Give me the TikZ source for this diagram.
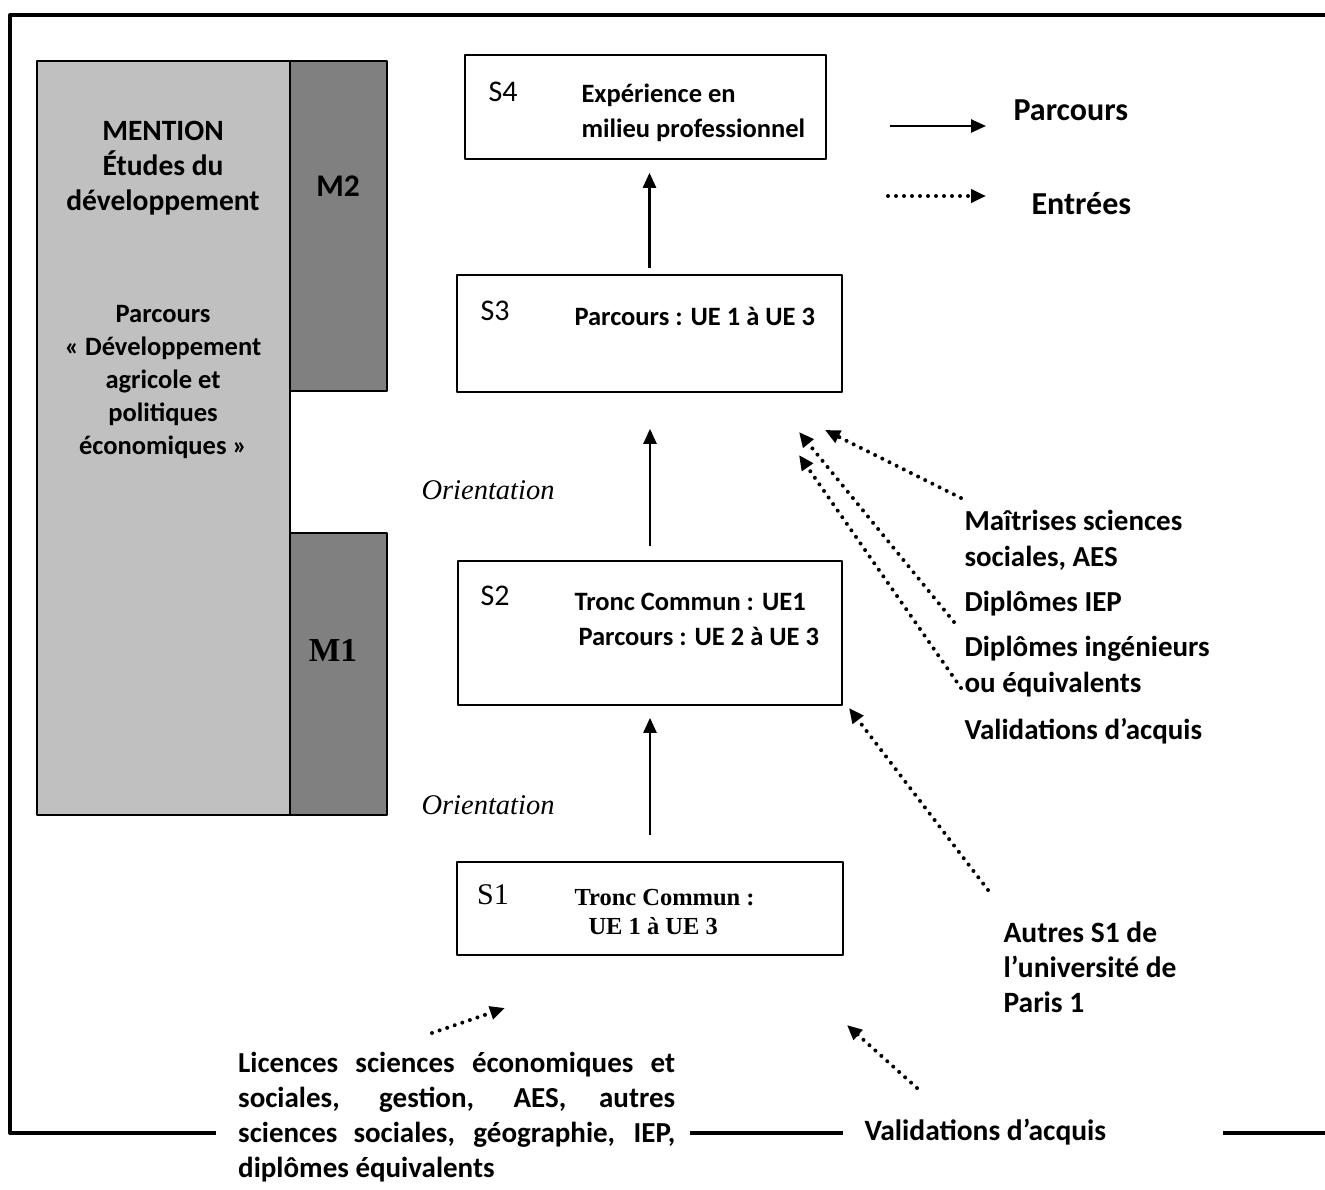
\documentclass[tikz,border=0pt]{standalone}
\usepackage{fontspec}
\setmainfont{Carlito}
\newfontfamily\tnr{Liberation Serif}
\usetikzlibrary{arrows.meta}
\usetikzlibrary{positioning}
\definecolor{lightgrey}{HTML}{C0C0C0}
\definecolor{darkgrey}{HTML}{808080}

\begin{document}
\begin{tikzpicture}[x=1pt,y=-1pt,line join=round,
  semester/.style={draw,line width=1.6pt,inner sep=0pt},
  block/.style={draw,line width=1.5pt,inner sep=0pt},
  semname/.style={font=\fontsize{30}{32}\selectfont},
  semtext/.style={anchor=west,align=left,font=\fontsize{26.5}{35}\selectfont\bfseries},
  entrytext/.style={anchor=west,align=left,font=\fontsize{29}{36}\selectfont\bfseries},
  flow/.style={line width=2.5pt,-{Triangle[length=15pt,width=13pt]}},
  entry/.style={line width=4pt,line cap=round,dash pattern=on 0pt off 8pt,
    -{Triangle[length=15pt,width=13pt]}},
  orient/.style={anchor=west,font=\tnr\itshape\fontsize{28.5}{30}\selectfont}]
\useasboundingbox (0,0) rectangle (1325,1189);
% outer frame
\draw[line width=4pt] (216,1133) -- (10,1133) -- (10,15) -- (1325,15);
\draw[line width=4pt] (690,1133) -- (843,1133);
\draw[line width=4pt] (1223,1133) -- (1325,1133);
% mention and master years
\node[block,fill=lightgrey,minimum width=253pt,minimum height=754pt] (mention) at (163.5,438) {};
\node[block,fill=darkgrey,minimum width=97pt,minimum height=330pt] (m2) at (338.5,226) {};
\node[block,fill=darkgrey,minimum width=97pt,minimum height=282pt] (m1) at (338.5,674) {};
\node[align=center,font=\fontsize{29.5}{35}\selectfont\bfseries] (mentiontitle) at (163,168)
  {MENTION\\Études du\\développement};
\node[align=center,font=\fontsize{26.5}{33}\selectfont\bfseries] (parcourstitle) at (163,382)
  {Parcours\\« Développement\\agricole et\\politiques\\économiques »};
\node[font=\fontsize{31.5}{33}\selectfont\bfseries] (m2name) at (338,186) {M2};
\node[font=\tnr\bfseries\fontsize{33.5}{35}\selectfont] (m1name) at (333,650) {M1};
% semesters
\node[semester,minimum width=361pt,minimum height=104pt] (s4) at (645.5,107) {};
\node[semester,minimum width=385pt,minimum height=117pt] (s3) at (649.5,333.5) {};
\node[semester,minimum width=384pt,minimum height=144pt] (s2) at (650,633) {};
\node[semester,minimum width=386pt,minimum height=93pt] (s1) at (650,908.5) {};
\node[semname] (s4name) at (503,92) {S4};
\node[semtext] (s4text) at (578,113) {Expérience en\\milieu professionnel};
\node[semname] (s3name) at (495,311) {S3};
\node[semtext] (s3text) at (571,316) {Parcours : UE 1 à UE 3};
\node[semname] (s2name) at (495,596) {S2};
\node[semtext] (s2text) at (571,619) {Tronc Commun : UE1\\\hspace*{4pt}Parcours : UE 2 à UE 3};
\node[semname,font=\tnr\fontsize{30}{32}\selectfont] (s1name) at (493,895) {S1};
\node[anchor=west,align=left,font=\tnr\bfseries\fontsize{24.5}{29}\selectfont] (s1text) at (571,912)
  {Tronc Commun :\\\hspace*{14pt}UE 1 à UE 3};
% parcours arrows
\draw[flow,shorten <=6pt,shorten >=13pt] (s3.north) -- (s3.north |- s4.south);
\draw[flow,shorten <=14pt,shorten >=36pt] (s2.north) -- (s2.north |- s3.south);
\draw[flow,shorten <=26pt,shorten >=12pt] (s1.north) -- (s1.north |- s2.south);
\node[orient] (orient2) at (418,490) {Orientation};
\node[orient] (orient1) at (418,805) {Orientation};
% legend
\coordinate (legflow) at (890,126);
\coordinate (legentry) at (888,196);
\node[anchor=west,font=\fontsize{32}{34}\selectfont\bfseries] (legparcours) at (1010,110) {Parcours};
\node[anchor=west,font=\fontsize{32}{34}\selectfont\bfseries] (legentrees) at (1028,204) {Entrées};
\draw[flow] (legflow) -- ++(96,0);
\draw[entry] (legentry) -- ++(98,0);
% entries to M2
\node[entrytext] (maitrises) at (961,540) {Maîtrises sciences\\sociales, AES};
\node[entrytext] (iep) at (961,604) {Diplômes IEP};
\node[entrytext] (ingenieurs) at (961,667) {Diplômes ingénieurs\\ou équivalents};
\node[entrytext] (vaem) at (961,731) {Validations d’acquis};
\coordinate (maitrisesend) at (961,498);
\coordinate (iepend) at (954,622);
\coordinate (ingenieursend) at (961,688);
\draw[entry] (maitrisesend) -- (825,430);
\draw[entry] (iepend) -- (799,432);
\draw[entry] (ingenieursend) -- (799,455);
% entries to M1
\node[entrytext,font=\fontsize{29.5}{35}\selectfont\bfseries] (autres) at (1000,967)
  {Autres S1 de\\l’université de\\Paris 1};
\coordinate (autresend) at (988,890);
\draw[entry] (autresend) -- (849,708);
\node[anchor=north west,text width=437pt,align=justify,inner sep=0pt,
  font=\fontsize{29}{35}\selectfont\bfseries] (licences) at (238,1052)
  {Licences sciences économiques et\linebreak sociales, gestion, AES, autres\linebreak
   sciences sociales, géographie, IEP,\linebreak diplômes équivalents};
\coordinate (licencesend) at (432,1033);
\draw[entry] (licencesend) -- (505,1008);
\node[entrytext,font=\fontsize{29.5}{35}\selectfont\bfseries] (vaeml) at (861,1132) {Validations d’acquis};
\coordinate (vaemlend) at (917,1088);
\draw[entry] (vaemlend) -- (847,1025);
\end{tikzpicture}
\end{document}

....

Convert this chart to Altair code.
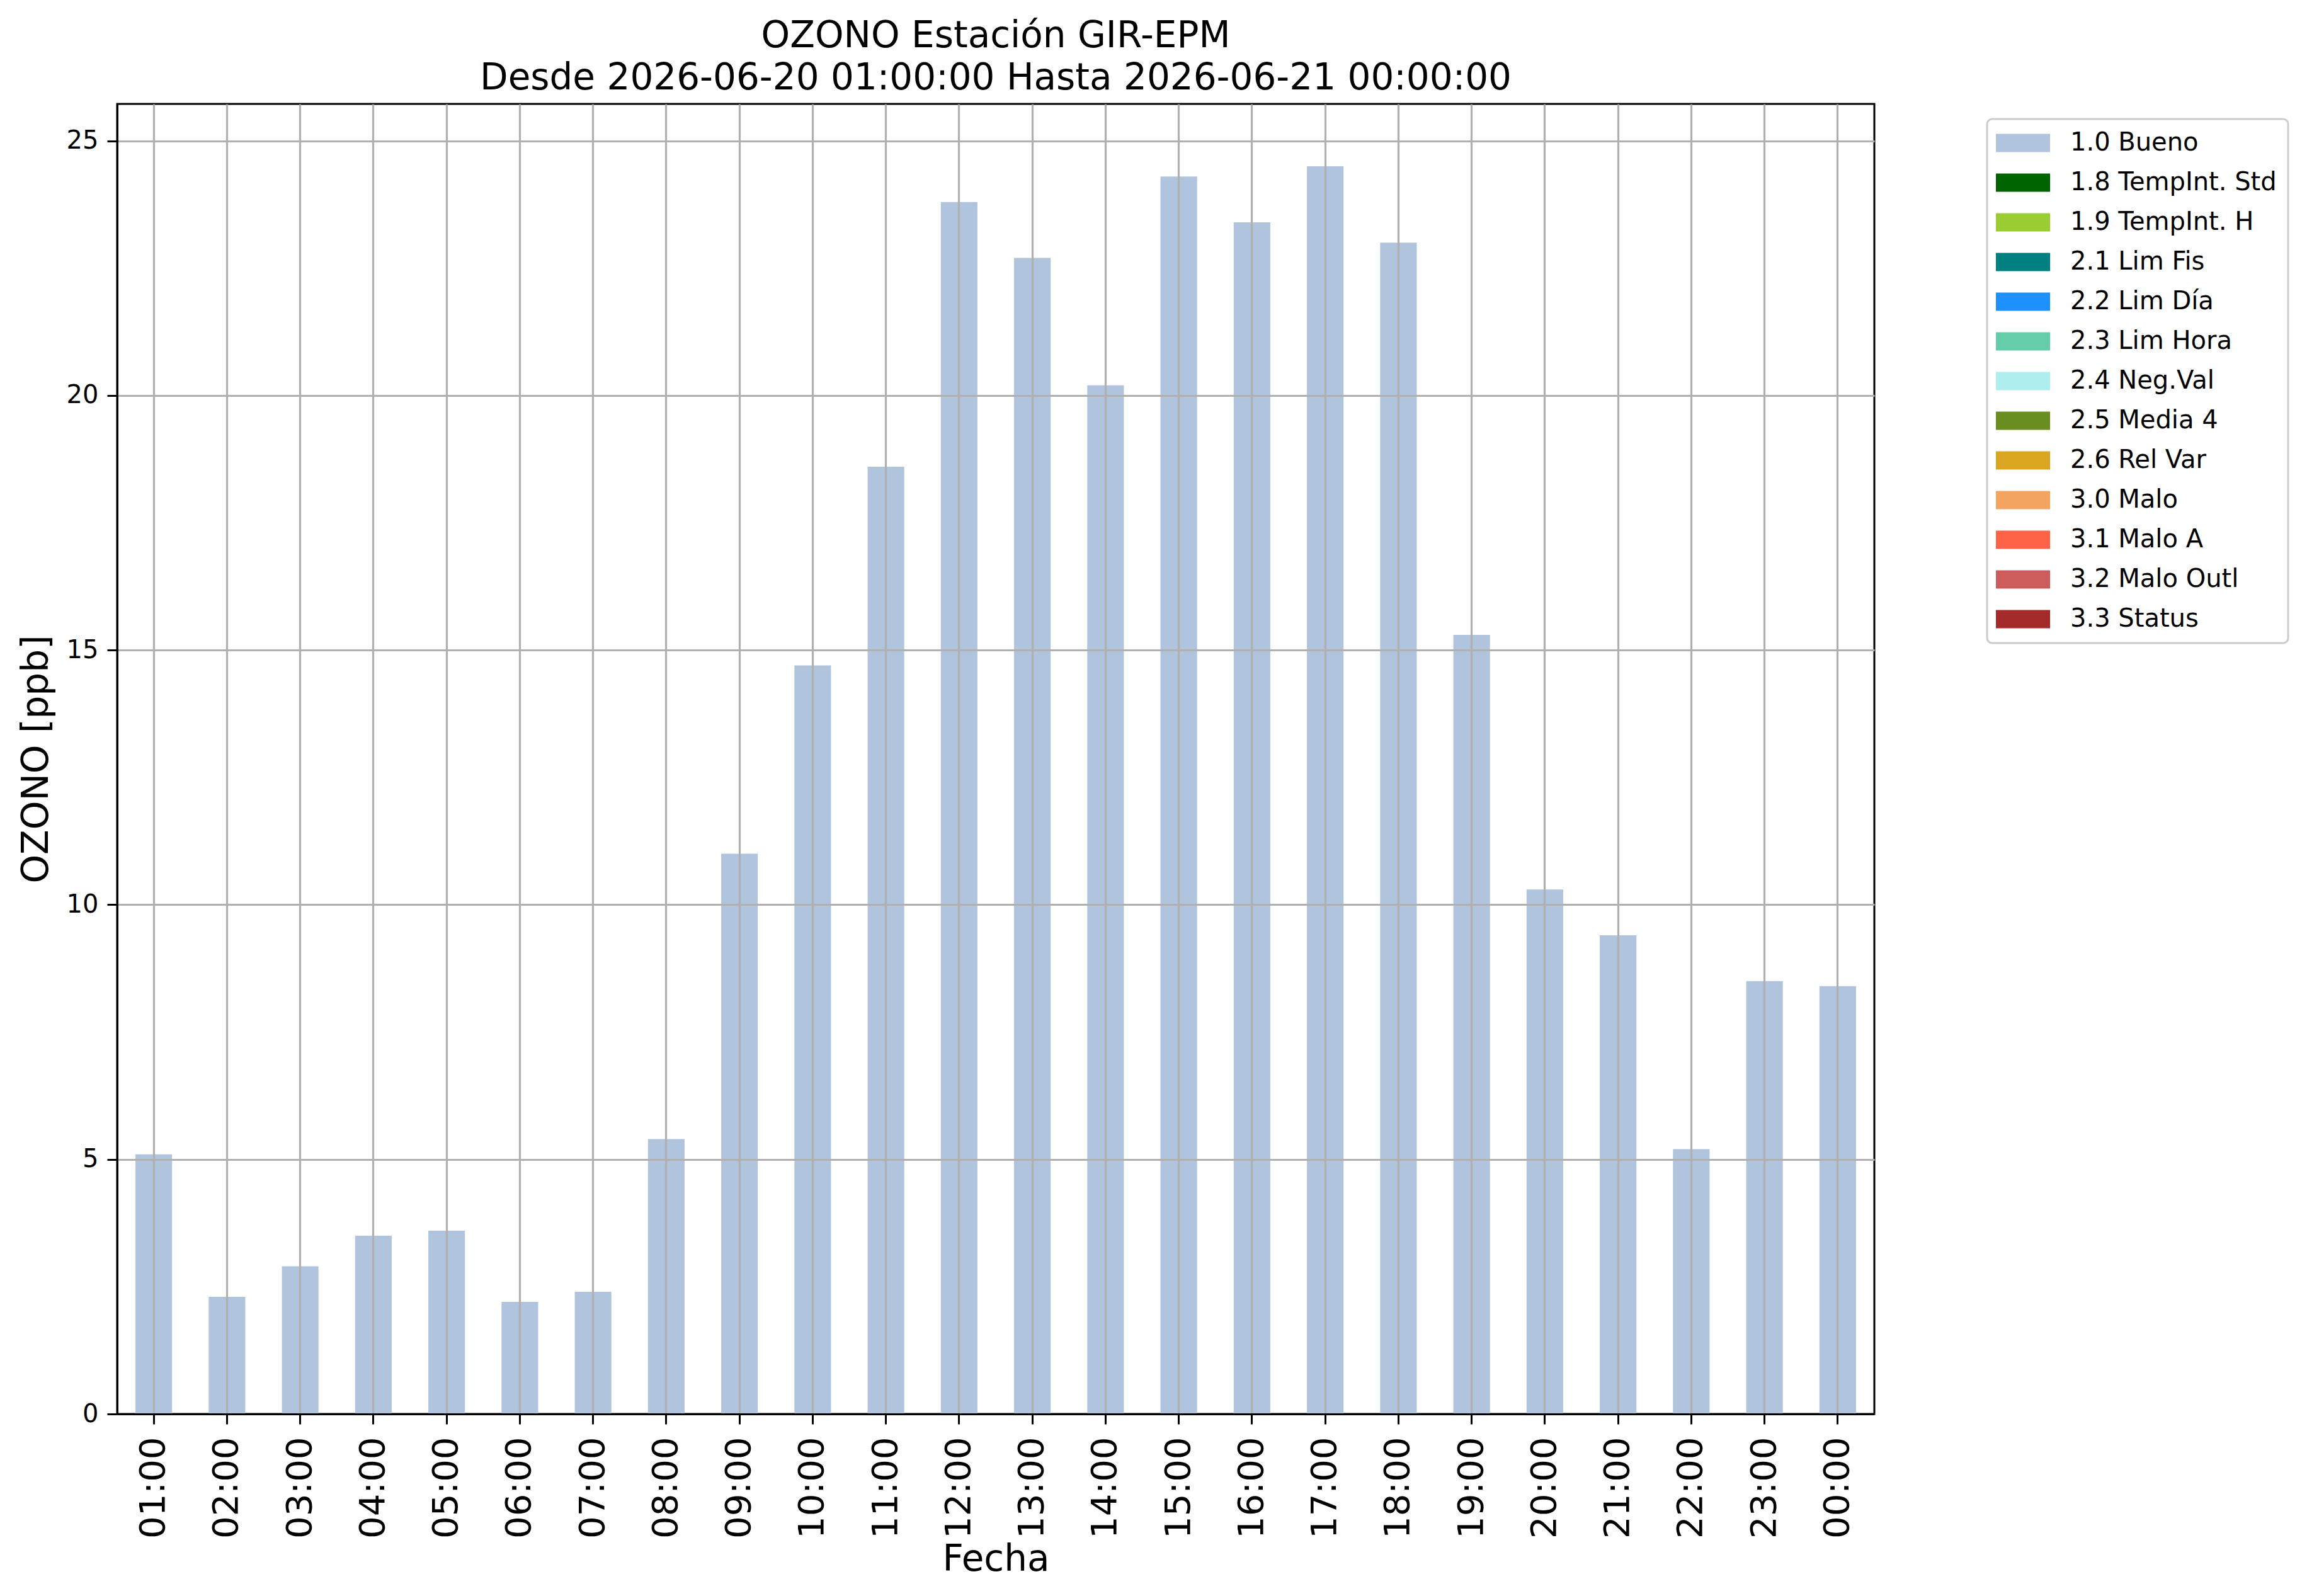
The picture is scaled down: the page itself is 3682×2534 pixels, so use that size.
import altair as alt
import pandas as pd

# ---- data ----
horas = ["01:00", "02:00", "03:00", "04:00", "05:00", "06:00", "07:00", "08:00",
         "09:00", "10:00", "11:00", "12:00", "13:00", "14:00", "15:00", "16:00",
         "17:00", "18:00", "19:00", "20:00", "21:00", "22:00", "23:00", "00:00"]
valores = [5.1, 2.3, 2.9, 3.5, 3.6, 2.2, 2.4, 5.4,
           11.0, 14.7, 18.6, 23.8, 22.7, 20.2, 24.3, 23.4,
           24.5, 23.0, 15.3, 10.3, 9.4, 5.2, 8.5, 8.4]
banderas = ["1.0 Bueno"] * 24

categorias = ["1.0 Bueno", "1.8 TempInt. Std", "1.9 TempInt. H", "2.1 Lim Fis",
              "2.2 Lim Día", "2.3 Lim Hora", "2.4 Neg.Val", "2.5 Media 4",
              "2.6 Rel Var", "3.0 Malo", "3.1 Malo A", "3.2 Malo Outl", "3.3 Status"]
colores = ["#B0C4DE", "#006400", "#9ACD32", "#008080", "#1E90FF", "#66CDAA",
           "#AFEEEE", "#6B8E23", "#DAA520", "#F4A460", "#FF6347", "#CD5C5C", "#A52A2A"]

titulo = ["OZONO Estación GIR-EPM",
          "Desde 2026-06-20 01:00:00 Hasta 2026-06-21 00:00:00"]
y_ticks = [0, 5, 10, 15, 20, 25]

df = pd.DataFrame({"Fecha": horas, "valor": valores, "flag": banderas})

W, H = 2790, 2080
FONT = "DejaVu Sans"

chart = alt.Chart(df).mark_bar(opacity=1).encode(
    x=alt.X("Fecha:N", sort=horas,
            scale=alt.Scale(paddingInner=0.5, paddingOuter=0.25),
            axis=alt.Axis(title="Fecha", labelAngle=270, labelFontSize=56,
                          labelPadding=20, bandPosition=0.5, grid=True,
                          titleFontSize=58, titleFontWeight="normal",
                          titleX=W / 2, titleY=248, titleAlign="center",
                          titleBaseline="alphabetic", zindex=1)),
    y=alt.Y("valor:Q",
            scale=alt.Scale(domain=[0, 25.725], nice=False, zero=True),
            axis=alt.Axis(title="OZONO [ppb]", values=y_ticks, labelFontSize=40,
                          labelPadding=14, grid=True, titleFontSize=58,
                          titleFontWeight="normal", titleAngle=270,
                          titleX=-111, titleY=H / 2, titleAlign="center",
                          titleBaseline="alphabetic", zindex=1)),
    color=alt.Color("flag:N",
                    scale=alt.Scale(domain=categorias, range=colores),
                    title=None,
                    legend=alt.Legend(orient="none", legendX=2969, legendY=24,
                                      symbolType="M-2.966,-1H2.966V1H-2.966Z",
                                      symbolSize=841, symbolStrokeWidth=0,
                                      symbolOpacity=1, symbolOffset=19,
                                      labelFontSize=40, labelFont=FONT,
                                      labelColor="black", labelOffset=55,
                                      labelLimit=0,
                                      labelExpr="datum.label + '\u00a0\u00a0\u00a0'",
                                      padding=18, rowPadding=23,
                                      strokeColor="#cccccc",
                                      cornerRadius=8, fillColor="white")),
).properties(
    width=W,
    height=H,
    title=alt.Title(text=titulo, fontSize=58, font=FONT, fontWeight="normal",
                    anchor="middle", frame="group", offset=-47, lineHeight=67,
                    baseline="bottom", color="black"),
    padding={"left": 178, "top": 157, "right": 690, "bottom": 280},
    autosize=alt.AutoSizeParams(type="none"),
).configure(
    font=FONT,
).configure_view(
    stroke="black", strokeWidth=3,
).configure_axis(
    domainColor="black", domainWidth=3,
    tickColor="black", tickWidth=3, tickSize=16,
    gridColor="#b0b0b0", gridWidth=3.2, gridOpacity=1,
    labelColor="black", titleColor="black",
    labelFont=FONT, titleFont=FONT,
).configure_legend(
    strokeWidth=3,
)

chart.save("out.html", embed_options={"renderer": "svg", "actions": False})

....

Using the entries above, reproduce word for word only the lines from the one that contains "Convert this chart to Altair code." to the one that contains "y_ticks = [0, 5, 10, 15, 20, 25]", both ends included, and drop every picture.

> SOLUTION:
Convert this chart to Altair code.
The picture is scaled down: the page itself is 3682×2534 pixels, so use that size.
import altair as alt
import pandas as pd

# ---- data ----
horas = ["01:00", "02:00", "03:00", "04:00", "05:00", "06:00", "07:00", "08:00",
         "09:00", "10:00", "11:00", "12:00", "13:00", "14:00", "15:00", "16:00",
         "17:00", "18:00", "19:00", "20:00", "21:00", "22:00", "23:00", "00:00"]
valores = [5.1, 2.3, 2.9, 3.5, 3.6, 2.2, 2.4, 5.4,
           11.0, 14.7, 18.6, 23.8, 22.7, 20.2, 24.3, 23.4,
           24.5, 23.0, 15.3, 10.3, 9.4, 5.2, 8.5, 8.4]
banderas = ["1.0 Bueno"] * 24

categorias = ["1.0 Bueno", "1.8 TempInt. Std", "1.9 TempInt. H", "2.1 Lim Fis",
              "2.2 Lim Día", "2.3 Lim Hora", "2.4 Neg.Val", "2.5 Media 4",
              "2.6 Rel Var", "3.0 Malo", "3.1 Malo A", "3.2 Malo Outl", "3.3 Status"]
colores = ["#B0C4DE", "#006400", "#9ACD32", "#008080", "#1E90FF", "#66CDAA",
           "#AFEEEE", "#6B8E23", "#DAA520", "#F4A460", "#FF6347", "#CD5C5C", "#A52A2A"]

titulo = ["OZONO Estación GIR-EPM",
          "Desde 2026-06-20 01:00:00 Hasta 2026-06-21 00:00:00"]
y_ticks = [0, 5, 10, 15, 20, 25]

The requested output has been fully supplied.